I have ranted before about the over-partisanization of politics, but I thought I'd just like to take a short moment to whine about the difficulty of being a moderate in today's political climate. Not the difficulty of making up one's own mind about issues without the benefit of a party to tell me what to think-- no, the problem de jour is conformity. I t hought high school was bad, but man, that's nothing compared to politics.
It seems as if I cannot agree with one position of one party without having all the others imputed to me, regardless of my actual beliefs. "You believe in limited government? Then you must be anti-abortion, you unfeeling conservative SOB!" "You think the war in Iraq has been mismanaged from the start? You must believe in tax-and-spend big government!" It's as if we have collectively lost all ability to separate out various positions, and can only relate to politics in terms of "Republican" or "Democrat".
Not that I'm a fan of Balkanization of political parties either, though I do think a few healthy third parties (or fourth, or fifth or... you get the idea) would do us good.

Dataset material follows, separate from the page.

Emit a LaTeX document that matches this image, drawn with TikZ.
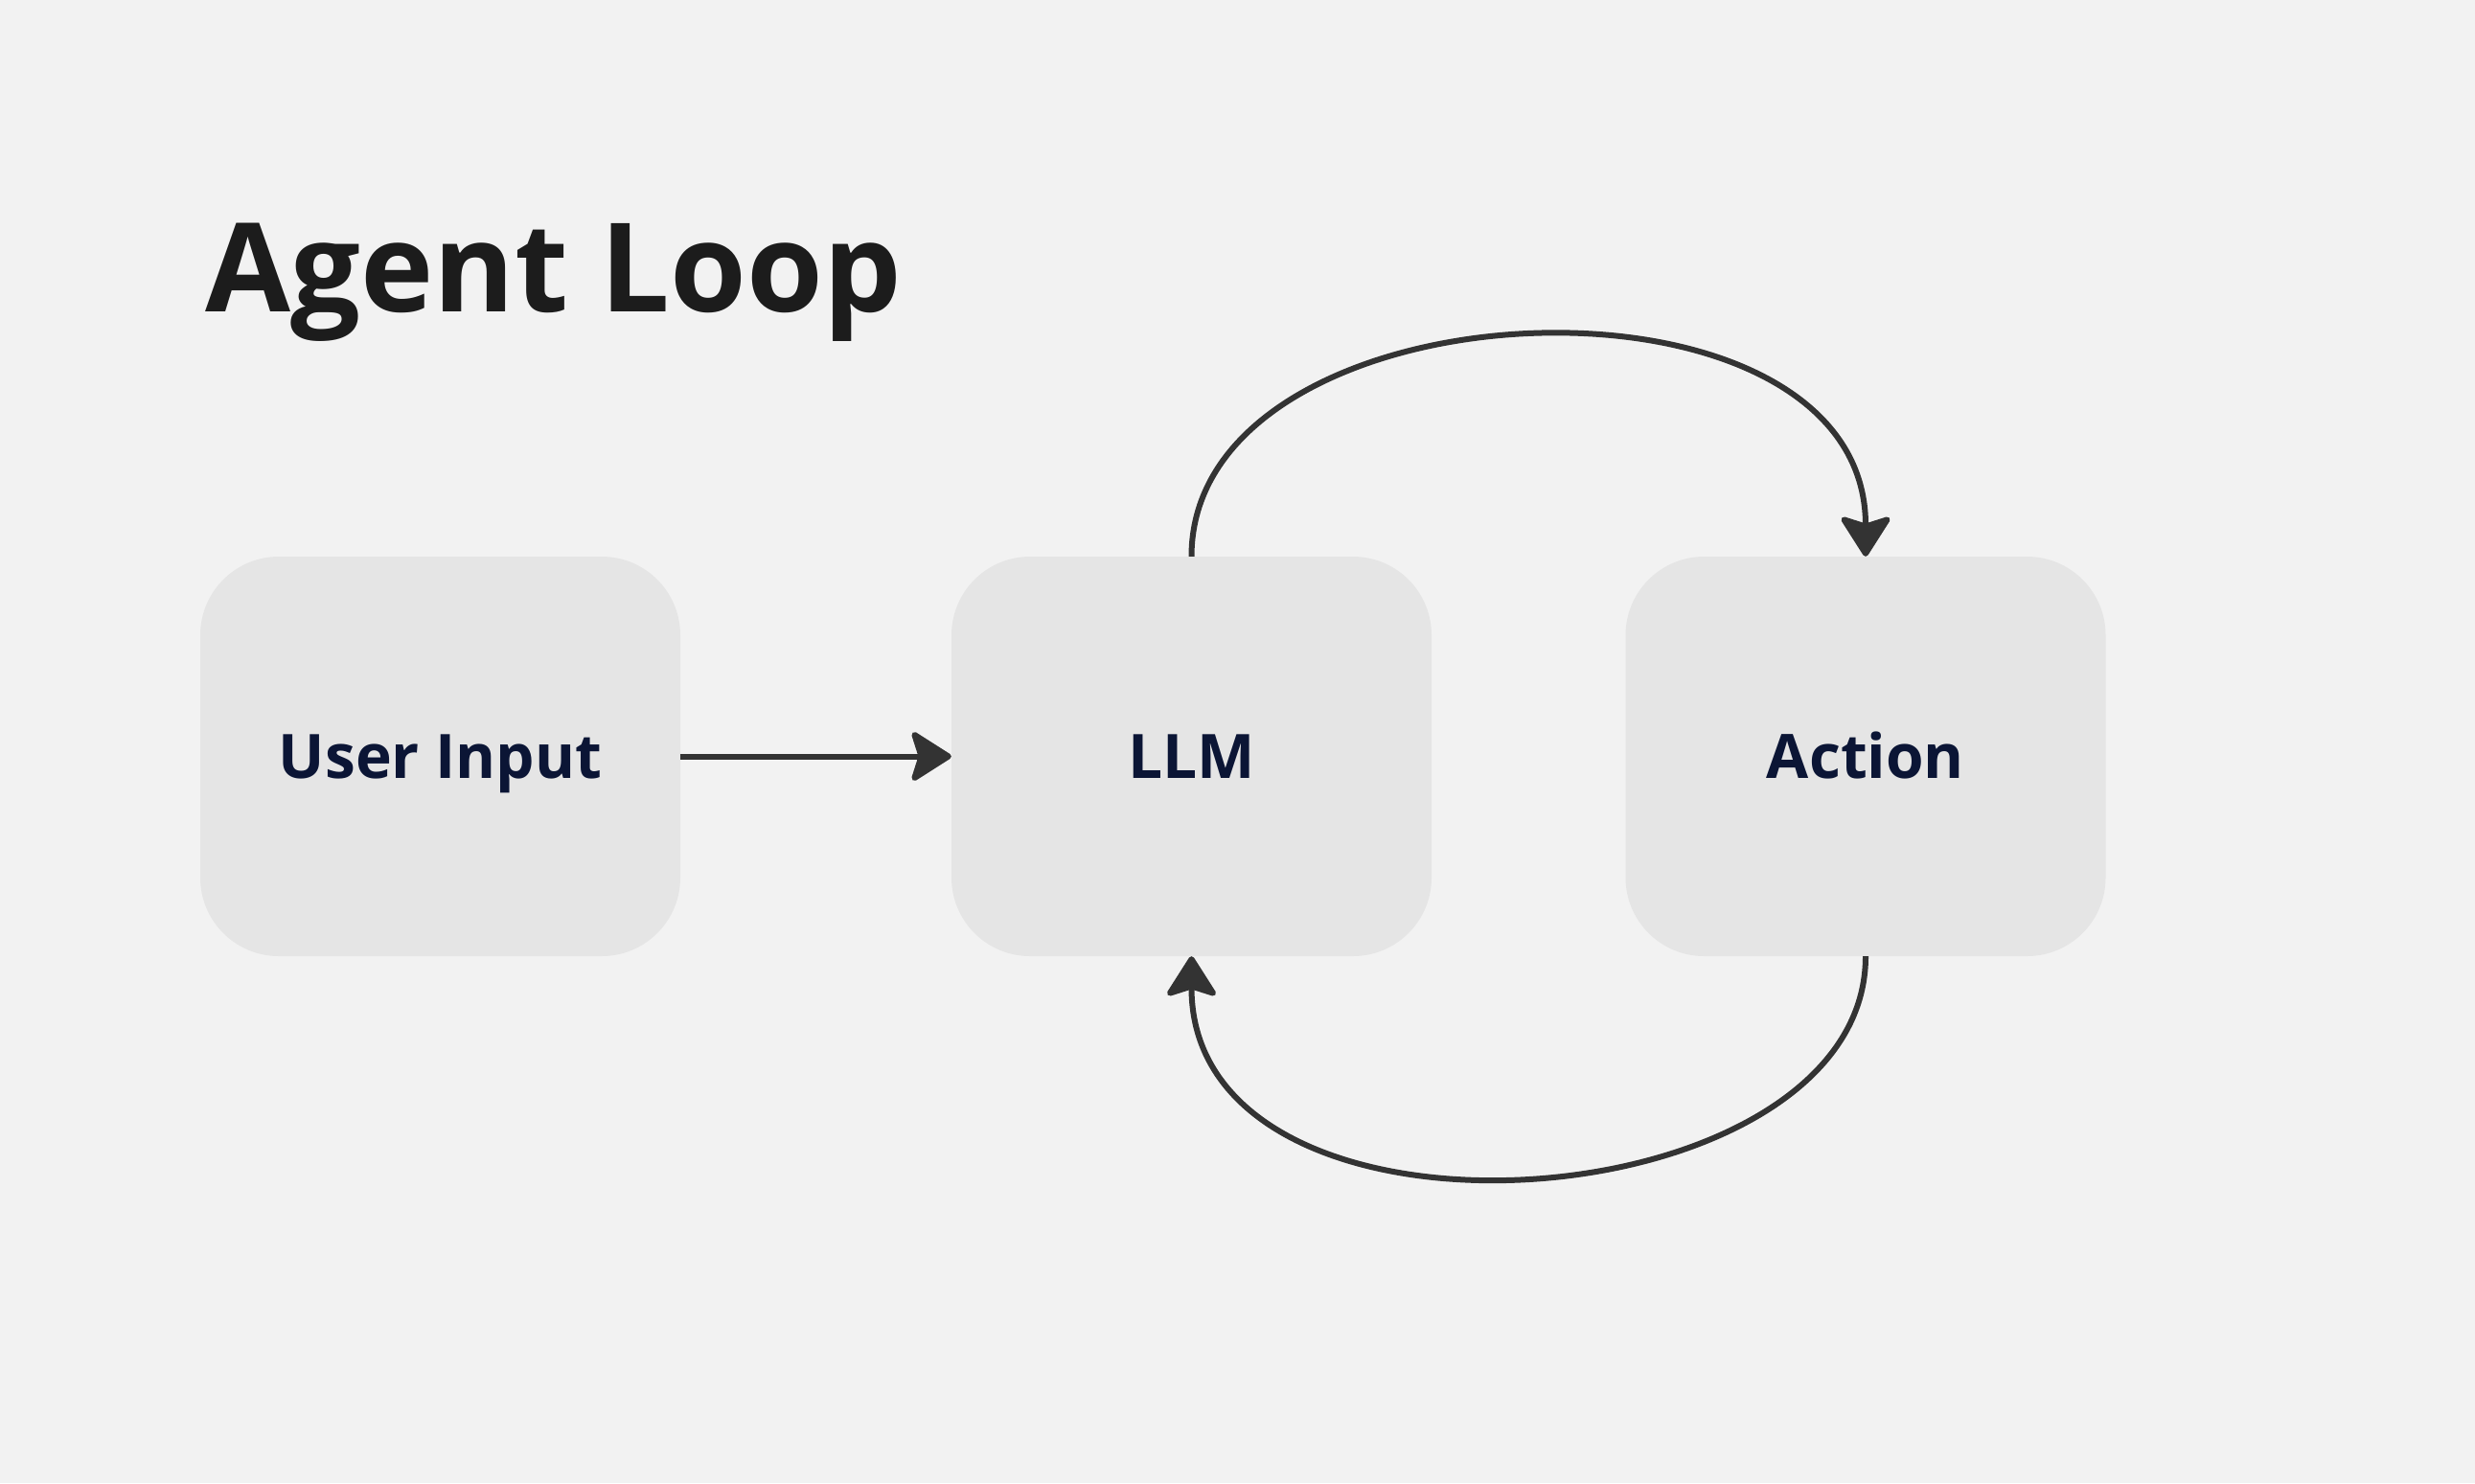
\documentclass[tikz,border=0pt]{standalone}
\usepackage{fontspec}
\setmainfont{Open Sans}
\usetikzlibrary{arrows.meta}
\definecolor{bgc}{HTML}{F2F2F2}
\definecolor{boxc}{HTML}{E5E5E5}
\definecolor{labc}{HTML}{0B1535}
\definecolor{titc}{HTML}{1C1C1C}
\definecolor{arrc}{HTML}{333333}
\tikzset{
  stagebox/.style={draw=none, fill=boxc, rounded corners=82pt, minimum width=501pt, minimum height=417pt,
    inner sep=0pt, font=\fontsize{64}{70}\selectfont\bfseries, text=labc, text height=45.7pt, text depth=0pt},
  flow/.style={draw=arrc, line width=6pt, -{Stealth[length=46pt, width=58pt, inset=9pt, round]}}
}
\begin{document}
\begin{tikzpicture}[x=1pt, y=-1pt]
\fill[bgc] (0,0) rectangle (2583,1548);
\useasboundingbox (0,0) rectangle (2583,1548);
\node[anchor=base west, inner sep=0pt, font=\fontsize{129}{140}\selectfont\bfseries, text=titc] (title) at (214,325) {Agent Loop};
\node[stagebox] (user) at (459.5,789.5) {User Input};
\node[stagebox] (llm) at (1243.5,789.5) {LLM};
\node[stagebox] (act) at (1947,789.5) {Action};
\draw[flow] (user.east) -- (llm.west);
\draw[flow] (llm.north) .. controls +(0,-290) and +(0,-320) .. (act.north);
\draw[flow] (act.south) .. controls +(0,280) and +(0,330) .. (llm.south);
\end{tikzpicture}
\end{document}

The situation we have in the US is not perfect, but neither are parliamentary systems such as Canada's, where a minority party can form a government after building a large enough coalition with other parties. The main difference is that in the US, we build our coalitions before the elections; in parliamentary systems, they build them afterwards. I fear that too many parties, on the other hand, would lead us into an increasingly fragmented society. Perhaps that was the framers' intent, when they defined powerful states and a relatively weak federal government, but it's not what we've lived with these past 6 or 7 decades, and I think the dissolution of our national identity is a shame.
I don't have a solution; all I can offer are platitudes such as, "Have lunch at least once a week with someone you disagree with politically" (which I highly recommend; it's easy to forget your opponents are human). I beg you, at least try to honestly consider the concept that the other side has real and valid reasons for what they believe; they're not just rapacious corporate barons/elitist intellectual Marxists.